/twitflow

Elixir Twitter streaming with GenStage and Queue.

Primary LanguageElixir

TwitFlow

NOTE: this is far from being ready for production. Use it at your own risk.

Using GenStage and setup as a system of one producer, one consumer-producer and one consumer. The producer fetch tweets from the Twitter Streaming APIs and sends data to the ProducerConsumer that sends data to the Consumer:

[A] -> [B] -> [C]

That means:

A is only a producer (and therefore a source) B is both producer and consumer C is only a consumer (and therefore a sink)

The producer (A) connects to the Twitter Stream API and read in all tweets sending them to the producer-consumer (B). The producer-consumer (B) will check if the hashtag appears in the tweet. If yes, it will send it to the consumer ( C ). The sink ( C ) will then log the tweet with a timestamp to the console.

The producer (A) receives messages from a continuous stream from Twitter and adds the tweets to a :queue. When handling the demand from the consumers, it will pick tweets out of the queue and dispatch them.

Requirements

Elxir ~> 1.5

Installation

cd twitflow
mix deps.get

Configuration

In the file config/config.exs you should add the following keys and secrets. You can get them on dev.twitter.com

config :twittex,
  consumer_key: "",
  consumer_secret: "",
  token: "",
  token_secret: ""

Run the application

In the folder of the current application run mix run --no-halt

Follow a different word on twitter

By default, the application will filter only tweets that include the word 'startup'. To change this, export an environment variable called MONITOR_HASHTAG and give it the word or sentence you would like to follow.

Example:

export MONITOR_HASHTAG=love
mix run --no-halt

13:07:00.774 [info]  Start monitoring tweets about love

13:07:07.913 [info]  RT @lovely_zinampan: nakakainis yung teacher na nanghuhula lang ng ibibigay na grade sa estudyante

tangin*🙊😞

13:07:10.934 [info]  RT @loveloiniee: Hala paktay nagbisaya na hahahahahaha

WansaGelliInABottle BukasNa https://t.co/krwFcUoDIO

13:07:20.888 [info]  RT @PreetBharara: Some people hate this president BECAUSE they love this country https://t.co/B03e3mXKTz

13:07:22.901 [info]  RT @razalfaro: words cannot describe how beautiful you are.

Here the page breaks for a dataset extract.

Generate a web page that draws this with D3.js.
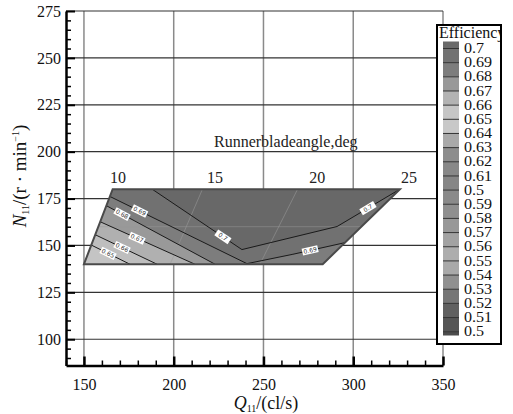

I love you to death Meng..❤️
@mainedcm
#MaineForRejoice https://t.co/YgYSobzL…

13:07:28.931 [info]  RT @Bestloveporn: https://t.co/JV8b74p0w1

TODO

  • tests
  • tests
  • simplify the producer logic

Nice things, issues and possible problems

  1. The producer is coupled with the Twitter API stream and this could be avoided in different ways, however, in this experiment the intention was to demonstrate how producers, producer consumers and consumers can interact with each other. So the focus was spent there.
  2. The application may crash reaching the maximum rate of restarts for some of the workers, like the producer. This may be solved either isolating even more the workers and the points of failure or increasing the maximum number of restarts or using some other strategy in production.
  3. Fun fact, the Twittex library pushes back-pressure at the TCP level
  4. The design of the supervision tree has to be adapted after some learning on the specific domain
  5. Given that now all tweets are added to a :queue, there is a risk that the queue could get too big. This may be avoided adding more consumers as the queue grows.